(begin)

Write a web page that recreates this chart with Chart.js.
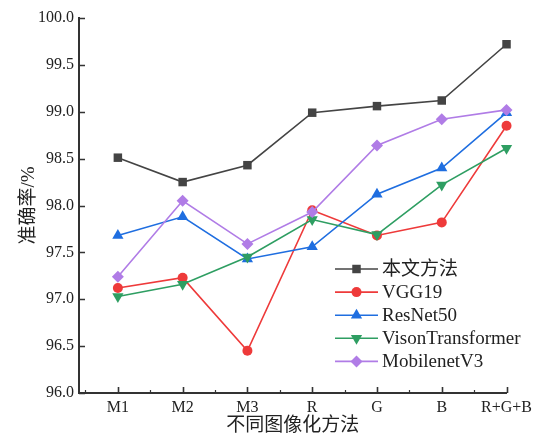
<!DOCTYPE html>
<html>
<head>
<meta charset="utf-8">
<script src="https://cdn.jsdelivr.net/npm/chart.js@4.4.1/dist/chart.umd.min.js"></script>
<style>
  html, body { margin: 0; padding: 0; background: #ffffff; }
  #wrap { width: 537px; height: 441px; position: relative; }
</style>
</head>
<body>
<div id="wrap"><canvas id="c" width="537" height="441"></canvas></div>
<script>
// Image-conversion methods on the x axis
const categories = ['M1', 'M2', 'M3', 'R', 'G', 'B', 'R+G+B'];

// Accuracy (%) for each model
const oursAcc      = [98.51, 98.25, 98.43, 98.99, 99.06, 99.12, 99.72];
const vgg19Acc     = [97.12, 97.23, 96.45, 97.95, 97.68, 97.82, 98.85];
const resnet50Acc  = [97.68, 97.88, 97.43, 97.56, 98.12, 98.40, 98.99];
const vitAcc       = [97.03, 97.16, 97.45, 97.85, 97.69, 98.22, 98.61];
const mobilenetAcc = [97.24, 98.05, 97.59, 97.93, 98.64, 98.92, 99.02];

const seriesNames = ['本文方法', 'VGG19', 'ResNet50', 'VisonTransformer', 'MobilenetV3'];

// Y axis range and step
const yMin = 96.0, yMax = 100.0, yStep = 0.5;

const SERIF = '"Liberation Serif", "Times New Roman", "Noto Sans CJK SC", serif';
const AXIS_COLOR = '#333333';

const styles = [
  { color: '#444444', pointStyle: 'rect',     radius: 6,   rotation: 0 },
  { color: '#ee3a3a', pointStyle: 'circle',   radius: 5,   rotation: 0 },
  { color: '#1f6ee0', pointStyle: 'triangle', radius: 6.5, rotation: 0 },
  { color: '#2e9e62', pointStyle: 'triangle', radius: 6.5, rotation: 180 },
  { color: '#b07ce6', pointStyle: 'rectRot',  radius: 6,   rotation: 0 }
];

const allSeries = [oursAcc, vgg19Acc, resnet50Acc, vitAcc, mobilenetAcc];

const datasets = allSeries.map((vals, k) => ({
  label: seriesNames[k],
  data: vals.map((v, i) => ({ x: i, y: v })),
  borderColor: styles[k].color,
  backgroundColor: styles[k].color,
  pointBackgroundColor: styles[k].color,
  pointBorderColor: styles[k].color,
  pointStyle: styles[k].pointStyle,
  pointRadius: styles[k].radius,
  pointRotation: styles[k].rotation,
  pointBorderWidth: 0,
  borderWidth: 1.6,
  tension: 0,
  fill: false,
  clip: false
})).reverse(); // first series drawn on top

// Inward tick marks for both axes
const tickMarks = {
  id: 'tickMarks',
  afterDraw(chart) {
    const { ctx, chartArea } = chart;
    const xs = chart.scales.x, ys = chart.scales.y;
    ctx.save();
    ctx.strokeStyle = AXIS_COLOR;
    ctx.lineWidth = 1.6;
    ctx.beginPath();
    for (let v = yMin; v <= yMax + 1e-9; v += yStep) {
      const py = Math.round(ys.getPixelForValue(v)) + 0.5;
      ctx.moveTo(chartArea.left, py);
      ctx.lineTo(chartArea.left + 6, py);
    }
    for (let i = 0; i < categories.length; i++) {
      const px = Math.round(xs.getPixelForValue(i)) + 0.5;
      ctx.moveTo(px, chartArea.bottom);
      ctx.lineTo(px, chartArea.bottom - 6);
    }
    ctx.stroke();
    ctx.lineWidth = 1.2;
    ctx.beginPath();
    for (let i = -0.5; i < categories.length - 1; i += 1) {
      const px = Math.round(xs.getPixelForValue(i)) + 0.5;
      ctx.moveTo(px, chartArea.bottom);
      ctx.lineTo(px, chartArea.bottom - 3);
    }
    ctx.stroke();
    ctx.restore();
  }
};

// Legend drawn as line + marker samples inside the plot area
function drawMarker(ctx, style, x, y) {
  const r = style.radius;
  ctx.beginPath();
  if (style.pointStyle === 'rect') {
    const s = r * Math.SQRT1_2;
    ctx.rect(x - s, y - s, 2 * s, 2 * s);
  } else if (style.pointStyle === 'circle') {
    ctx.arc(x, y, r, 0, Math.PI * 2);
  } else if (style.pointStyle === 'triangle') {
    const dir = style.rotation === 180 ? -1 : 1;
    ctx.moveTo(x, y - dir * r);
    ctx.lineTo(x + r * Math.sin(Math.PI / 3), y + dir * r / 2);
    ctx.lineTo(x - r * Math.sin(Math.PI / 3), y + dir * r / 2);
    ctx.closePath();
  } else if (style.pointStyle === 'rectRot') {
    ctx.moveTo(x, y - r);
    ctx.lineTo(x + r, y);
    ctx.lineTo(x, y + r);
    ctx.lineTo(x - r, y);
    ctx.closePath();
  }
  ctx.fill();
}

const lineLegend = {
  id: 'lineLegend',
  afterDraw(chart) {
    const { ctx } = chart;
    const x0 = 335, x1 = 378, tx = 382, y0 = 269, dy = 23.1;
    ctx.save();
    ctx.font = '19px ' + SERIF;
    ctx.textBaseline = 'middle';
    ctx.textAlign = 'left';
    seriesNames.forEach((name, k) => {
      const y = y0 + k * dy;
      const st = styles[k];
      ctx.strokeStyle = st.color;
      ctx.fillStyle = st.color;
      ctx.lineWidth = 1.6;
      ctx.beginPath();
      ctx.moveTo(x0, y);
      ctx.lineTo(x1, y);
      ctx.stroke();
      drawMarker(ctx, st, (x0 + x1) / 2, y);
      ctx.fillStyle = '#222222';
      ctx.fillText(name, tx, y + 1);
    });
    ctx.restore();
  }
};

new Chart(document.getElementById('c'), {
  type: 'line',
  data: { datasets },
  options: {
    responsive: false,
    animation: false,
    devicePixelRatio: 1,
    layout: { padding: { top: 18, right: 28, left: 0, bottom: 0 } },
    plugins: {
      legend: { display: false },
      tooltip: { enabled: false }
    },
    scales: {
      x: {
        type: 'linear',
        min: -0.6,
        max: categories.length - 1,
        afterBuildTicks(scale) {
          scale.ticks = categories.map((_, i) => ({ value: i }));
        },
        afterFit(scale) { scale.height = 48; },
        grid: { display: false, drawTicks: false },
        border: { display: true, color: AXIS_COLOR, width: 2 },
        ticks: {
          padding: 5,
          color: '#222222',
          font: { family: SERIF, size: 16 },
          maxRotation: 0,
          autoSkip: false,
          callback: (v) => categories[v]
        },
        title: {
          display: true,
          text: '不同图像化方法',
          color: '#222222',
          font: { family: SERIF, size: 19 },
          padding: { top: 0, bottom: 4 }
        }
      },
      y: {
        min: yMin,
        max: yMax,
        afterFit(scale) { scale.width = 79; },
        grid: { display: false, drawTicks: false },
        border: { display: true, color: AXIS_COLOR, width: 2 },
        ticks: {
          stepSize: yStep,
          padding: 5,
          color: '#222222',
          font: { family: SERIF, size: 16 },
          callback: (v) => Number(v).toFixed(1)
        },
        title: {
          display: true,
          text: '准确率/%',
          color: '#222222',
          font: { family: SERIF, size: 19 },
          padding: { top: 18, bottom: 0 }
        }
      }
    }
  },
  plugins: [tickMarks, lineLegend]
});
</script>
</body>
</html>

(end)

Take the lines from the start of the material to the line with "resnet50Acc, vitAcc, mobilenetAcc];", both included, and transcribe them exactly without the pictures.

● Exercise answer:
Write a web page that recreates this chart with Chart.js.
<!DOCTYPE html>
<html>
<head>
<meta charset="utf-8">
<script src="https://cdn.jsdelivr.net/npm/chart.js@4.4.1/dist/chart.umd.min.js"></script>
<style>
  html, body { margin: 0; padding: 0; background: #ffffff; }
  #wrap { width: 537px; height: 441px; position: relative; }
</style>
</head>
<body>
<div id="wrap"><canvas id="c" width="537" height="441"></canvas></div>
<script>
// Image-conversion methods on the x axis
const categories = ['M1', 'M2', 'M3', 'R', 'G', 'B', 'R+G+B'];

// Accuracy (%) for each model
const oursAcc      = [98.51, 98.25, 98.43, 98.99, 99.06, 99.12, 99.72];
const vgg19Acc     = [97.12, 97.23, 96.45, 97.95, 97.68, 97.82, 98.85];
const resnet50Acc  = [97.68, 97.88, 97.43, 97.56, 98.12, 98.40, 98.99];
const vitAcc       = [97.03, 97.16, 97.45, 97.85, 97.69, 98.22, 98.61];
const mobilenetAcc = [97.24, 98.05, 97.59, 97.93, 98.64, 98.92, 99.02];

const seriesNames = ['本文方法', 'VGG19', 'ResNet50', 'VisonTransformer', 'MobilenetV3'];

// Y axis range and step
const yMin = 96.0, yMax = 100.0, yStep = 0.5;

const SERIF = '"Liberation Serif", "Times New Roman", "Noto Sans CJK SC", serif';
const AXIS_COLOR = '#333333';

const styles = [
  { color: '#444444', pointStyle: 'rect',     radius: 6,   rotation: 0 },
  { color: '#ee3a3a', pointStyle: 'circle',   radius: 5,   rotation: 0 },
  { color: '#1f6ee0', pointStyle: 'triangle', radius: 6.5, rotation: 0 },
  { color: '#2e9e62', pointStyle: 'triangle', radius: 6.5, rotation: 180 },
  { color: '#b07ce6', pointStyle: 'rectRot',  radius: 6,   rotation: 0 }
];

const allSeries = [oursAcc, vgg19Acc, resnet50Acc, vitAcc, mobilenetAcc];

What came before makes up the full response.